[Items listed in a dataset]
--

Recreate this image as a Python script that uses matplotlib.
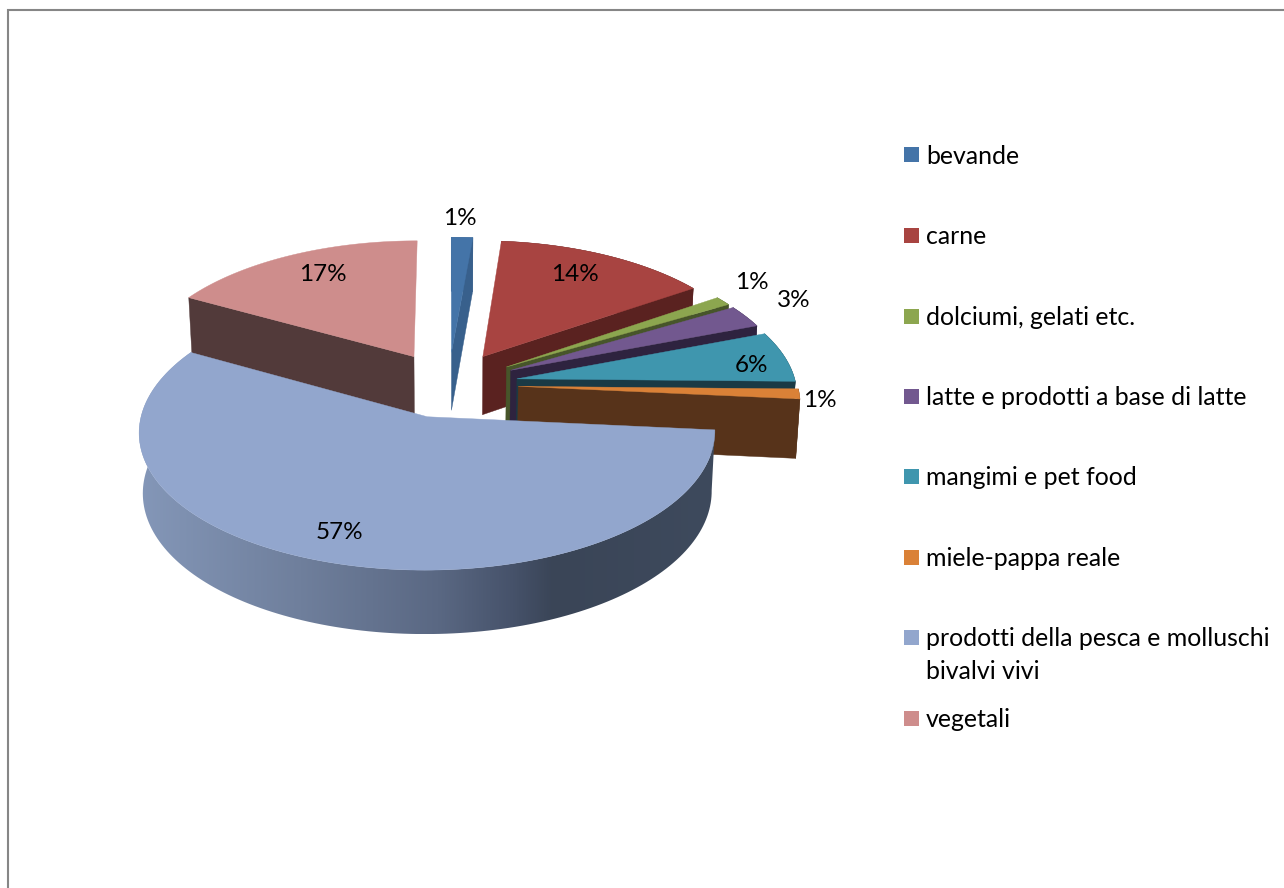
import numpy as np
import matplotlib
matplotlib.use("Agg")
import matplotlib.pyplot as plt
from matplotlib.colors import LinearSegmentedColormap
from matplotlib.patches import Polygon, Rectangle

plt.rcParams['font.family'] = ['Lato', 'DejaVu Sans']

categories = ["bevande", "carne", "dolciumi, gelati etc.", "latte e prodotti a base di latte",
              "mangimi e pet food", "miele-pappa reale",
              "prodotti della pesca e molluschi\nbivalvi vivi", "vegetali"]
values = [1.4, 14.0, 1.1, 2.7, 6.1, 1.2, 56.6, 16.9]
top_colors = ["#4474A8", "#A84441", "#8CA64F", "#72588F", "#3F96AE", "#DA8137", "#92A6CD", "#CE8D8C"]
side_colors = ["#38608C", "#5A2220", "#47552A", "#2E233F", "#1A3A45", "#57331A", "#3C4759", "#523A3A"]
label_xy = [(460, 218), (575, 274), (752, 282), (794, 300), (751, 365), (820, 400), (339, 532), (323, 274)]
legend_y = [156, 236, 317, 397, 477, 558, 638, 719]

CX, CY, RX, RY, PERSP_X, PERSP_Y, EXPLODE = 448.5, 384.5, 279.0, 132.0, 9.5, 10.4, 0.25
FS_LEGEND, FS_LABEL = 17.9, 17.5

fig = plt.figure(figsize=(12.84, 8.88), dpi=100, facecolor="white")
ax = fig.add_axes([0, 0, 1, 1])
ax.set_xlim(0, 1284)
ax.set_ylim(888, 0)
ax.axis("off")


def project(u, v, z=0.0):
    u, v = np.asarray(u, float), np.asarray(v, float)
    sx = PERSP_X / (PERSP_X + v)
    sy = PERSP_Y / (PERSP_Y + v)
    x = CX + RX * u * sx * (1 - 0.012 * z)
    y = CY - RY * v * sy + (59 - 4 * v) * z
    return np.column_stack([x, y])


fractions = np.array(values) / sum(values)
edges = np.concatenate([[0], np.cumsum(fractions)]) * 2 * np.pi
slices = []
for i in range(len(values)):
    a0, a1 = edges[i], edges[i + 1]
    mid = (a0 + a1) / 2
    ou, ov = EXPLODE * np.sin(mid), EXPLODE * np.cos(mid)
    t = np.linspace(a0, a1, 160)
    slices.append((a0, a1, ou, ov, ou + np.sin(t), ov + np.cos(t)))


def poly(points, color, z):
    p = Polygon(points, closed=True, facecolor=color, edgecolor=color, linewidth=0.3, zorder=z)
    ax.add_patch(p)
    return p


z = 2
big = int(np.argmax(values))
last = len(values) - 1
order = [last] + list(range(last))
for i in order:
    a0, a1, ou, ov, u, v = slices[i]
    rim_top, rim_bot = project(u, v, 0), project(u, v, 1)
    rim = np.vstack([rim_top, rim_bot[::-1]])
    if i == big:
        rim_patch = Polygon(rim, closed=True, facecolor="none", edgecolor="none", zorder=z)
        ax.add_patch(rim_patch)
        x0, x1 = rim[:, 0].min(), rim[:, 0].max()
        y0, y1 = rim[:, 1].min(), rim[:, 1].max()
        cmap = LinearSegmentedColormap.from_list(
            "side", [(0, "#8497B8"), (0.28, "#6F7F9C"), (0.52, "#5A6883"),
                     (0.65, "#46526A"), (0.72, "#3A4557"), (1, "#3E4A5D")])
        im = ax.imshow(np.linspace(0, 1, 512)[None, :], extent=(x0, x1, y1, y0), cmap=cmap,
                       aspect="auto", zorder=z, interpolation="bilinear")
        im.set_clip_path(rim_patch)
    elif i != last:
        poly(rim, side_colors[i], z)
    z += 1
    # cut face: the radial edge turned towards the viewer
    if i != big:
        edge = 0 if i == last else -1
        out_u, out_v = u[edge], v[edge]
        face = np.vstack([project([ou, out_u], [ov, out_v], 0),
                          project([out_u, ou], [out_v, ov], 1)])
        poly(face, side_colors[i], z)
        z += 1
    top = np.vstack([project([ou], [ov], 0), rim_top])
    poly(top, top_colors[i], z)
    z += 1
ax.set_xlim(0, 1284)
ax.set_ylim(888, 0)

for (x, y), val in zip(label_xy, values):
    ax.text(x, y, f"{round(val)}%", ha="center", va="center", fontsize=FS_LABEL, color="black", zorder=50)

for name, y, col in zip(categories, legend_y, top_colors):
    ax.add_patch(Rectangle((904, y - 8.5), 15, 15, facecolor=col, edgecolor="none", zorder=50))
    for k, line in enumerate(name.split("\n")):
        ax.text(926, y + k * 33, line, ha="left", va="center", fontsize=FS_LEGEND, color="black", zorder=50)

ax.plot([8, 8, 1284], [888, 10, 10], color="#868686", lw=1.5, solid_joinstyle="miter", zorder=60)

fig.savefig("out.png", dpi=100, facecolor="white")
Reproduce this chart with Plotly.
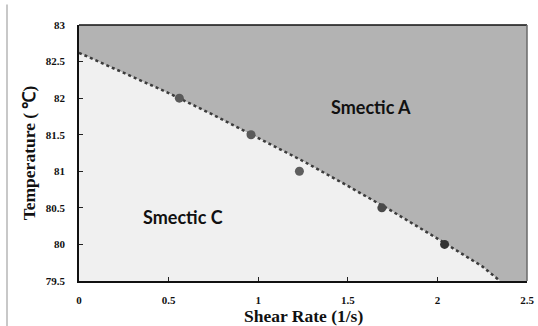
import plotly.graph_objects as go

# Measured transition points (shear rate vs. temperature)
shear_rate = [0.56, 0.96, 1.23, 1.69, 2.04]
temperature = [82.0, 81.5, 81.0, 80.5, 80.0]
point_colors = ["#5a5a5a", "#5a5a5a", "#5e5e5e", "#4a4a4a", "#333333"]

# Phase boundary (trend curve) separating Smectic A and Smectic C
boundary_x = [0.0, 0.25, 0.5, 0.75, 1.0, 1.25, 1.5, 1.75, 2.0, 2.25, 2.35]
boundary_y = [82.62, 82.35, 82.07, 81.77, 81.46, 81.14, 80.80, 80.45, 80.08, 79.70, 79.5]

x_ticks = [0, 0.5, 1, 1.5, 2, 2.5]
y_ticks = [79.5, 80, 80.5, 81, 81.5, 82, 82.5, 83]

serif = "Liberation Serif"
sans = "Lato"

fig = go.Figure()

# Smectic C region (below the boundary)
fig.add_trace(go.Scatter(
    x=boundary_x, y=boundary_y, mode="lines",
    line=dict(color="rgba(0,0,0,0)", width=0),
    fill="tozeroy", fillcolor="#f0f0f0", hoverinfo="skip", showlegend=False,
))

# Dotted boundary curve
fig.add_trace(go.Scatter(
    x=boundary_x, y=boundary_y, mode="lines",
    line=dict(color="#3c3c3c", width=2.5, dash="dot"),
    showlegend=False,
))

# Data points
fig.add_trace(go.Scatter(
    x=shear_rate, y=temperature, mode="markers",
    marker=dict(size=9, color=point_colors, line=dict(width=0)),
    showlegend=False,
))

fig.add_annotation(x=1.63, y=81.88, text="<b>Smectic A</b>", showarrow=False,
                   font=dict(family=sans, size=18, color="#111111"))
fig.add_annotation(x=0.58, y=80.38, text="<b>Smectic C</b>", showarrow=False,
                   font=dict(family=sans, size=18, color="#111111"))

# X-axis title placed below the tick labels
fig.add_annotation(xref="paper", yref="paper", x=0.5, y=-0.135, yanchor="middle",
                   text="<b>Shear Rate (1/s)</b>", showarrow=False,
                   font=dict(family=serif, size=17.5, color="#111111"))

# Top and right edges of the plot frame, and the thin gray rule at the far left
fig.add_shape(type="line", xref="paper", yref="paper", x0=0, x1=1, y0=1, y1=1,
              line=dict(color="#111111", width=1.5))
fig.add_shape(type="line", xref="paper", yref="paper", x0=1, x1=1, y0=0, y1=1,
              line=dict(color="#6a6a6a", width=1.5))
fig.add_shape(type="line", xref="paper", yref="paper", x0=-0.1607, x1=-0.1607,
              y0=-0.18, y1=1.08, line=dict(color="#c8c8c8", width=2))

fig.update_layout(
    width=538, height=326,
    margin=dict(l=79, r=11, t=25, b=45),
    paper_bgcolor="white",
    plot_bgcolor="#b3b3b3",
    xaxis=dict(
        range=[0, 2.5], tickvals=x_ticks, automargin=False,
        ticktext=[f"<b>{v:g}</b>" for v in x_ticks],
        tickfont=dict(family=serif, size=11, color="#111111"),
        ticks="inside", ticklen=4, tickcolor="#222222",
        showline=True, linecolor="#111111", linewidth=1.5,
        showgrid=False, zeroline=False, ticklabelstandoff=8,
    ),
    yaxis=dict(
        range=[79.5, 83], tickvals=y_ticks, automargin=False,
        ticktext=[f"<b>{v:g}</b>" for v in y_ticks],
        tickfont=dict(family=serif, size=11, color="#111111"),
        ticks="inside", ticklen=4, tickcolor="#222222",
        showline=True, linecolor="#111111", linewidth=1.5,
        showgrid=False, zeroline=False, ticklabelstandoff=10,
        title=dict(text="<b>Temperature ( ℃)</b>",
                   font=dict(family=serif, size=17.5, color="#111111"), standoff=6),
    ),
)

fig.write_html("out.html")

--

Find every line in the records above that holds the word "this", and copy each one.

■ EXERCISE SOLUTION ■
Recreate this image as a Python script that uses matplotlib.
Reproduce this chart with Plotly.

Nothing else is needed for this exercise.